2000年にリリースされた杏里のベストアルバム『ANRI the BEST』。このアルバムには杏里が1978年から2000年まで在籍したフォーライフ・レコード(現:フォーライフ ミュージックエンタテイメント)からリリースされた楽曲の中から選りすぐりの33曲が収録されている。それまでにも杏里のベストアルバムは何枚かリリースされているが、この2枚組はある意味入門編であり、それまでの杏里の集大成とも呼べる作品集だ。
『ANRI the BEST』にはデビュー曲「オリビアを聴きながら」をはじめ、大ヒット曲「CAT’S EYE」「悲しみがとまらない」はもちろん、セルフプロデュース時代の代表曲「SUMMER CANDLES」「Groove A・Go・Go」「スノーフレイクの街角」「夏の月」などの代表曲がぎっしりと収録されている。
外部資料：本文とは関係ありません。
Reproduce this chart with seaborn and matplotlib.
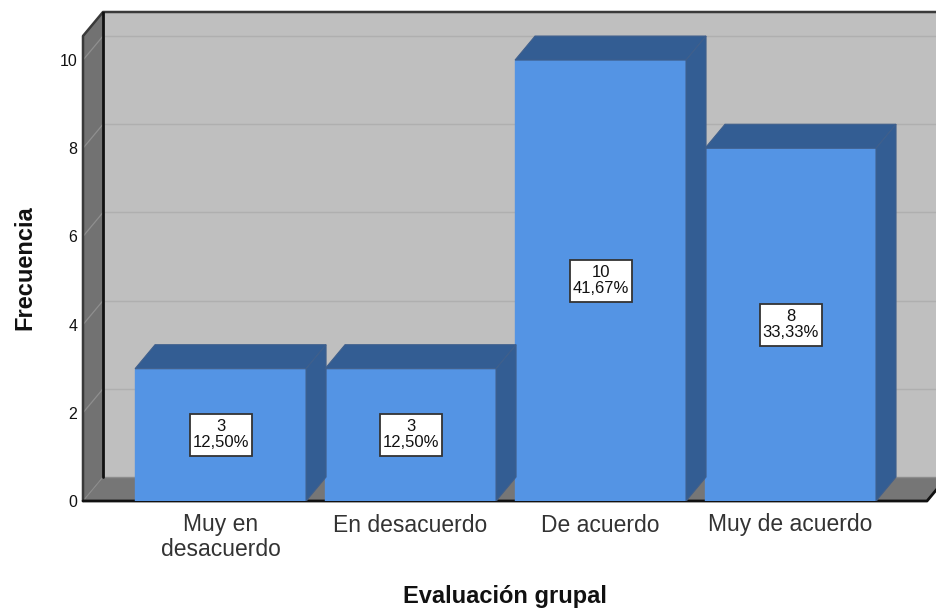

1980年代から1990年代にかけて青春時代を過ごした人にとっては、この2枚組こそが “THE 杏里” だと言っていい。
これまでのベストアルバムの概念を覆す「ANRI the BEST blue」
そんなロングセラー『ANRI the BEST』から25年の年月を経て、2025年7月2日に発売されるのが『ANRI the BEST blue』だ。前作は赤を基調にしたアロハシャツのジャケットだったが、今作は青を基調にしたアロハシャツがジャケットだ。つまり “赤盤” “青盤” という位置づけの2枚ということになる。そして、今回発売される “青盤” は、これまでのベストアルバムの概念を覆すような内容になっている部分がとても面白い。
今回発売される “青盤” には『Timely‼』から「A HOPE FROM SAD STREET」「SHYNESS BOY」「LOST LOVE IN THE RAIN」「WINDY SUMMER」の4曲がセレクトされている。中でも「A HOPE〜」と「LOST LOVE〜」は杏里の自作曲で、随所に選曲のこだわりが強く感じられる作品だ。『Timely‼』は2025年までにSpotifyで合計2億回以上聴かれており、1980年代とは違う側面で評価されているのが非常に興味深い。
『Timely‼』に続き角松敏生がプロデュースを手掛けたアルバム『COOOL』(1984年)からは「HE'S MY MUSIC」「SURPRISE OF SUMMER」がセレクトされている。特に「SURPRISE OF SUMMER」は今井優子がこの4月にリリースした話題のカバーアルバム『Reminiscence』の中で取り上げている1曲だったりもする。
“青盤” 発売直後の7月5日から全国ツアー『ANRI LIVE 2025 TIMELY』が始まる。タイトル通りアルバム『TIMELY‼』からも多く選曲されると勝手に予想しているが、ストリーミングで杏里を知った多くの若い世代も会場に足を運ぶことだろう。
2015年以降のシティポップ・ブームで、杏里を含め多くのベテランアーティストが再評価されているが、どのアーティストにも共通している点は、発売当時はそこまで注目されていなかった曲が再評価されている点かもしれない。このたび発売される『ANRI the BEST blue』はある意味、“新時代のベストアルバム” と呼べるだろう。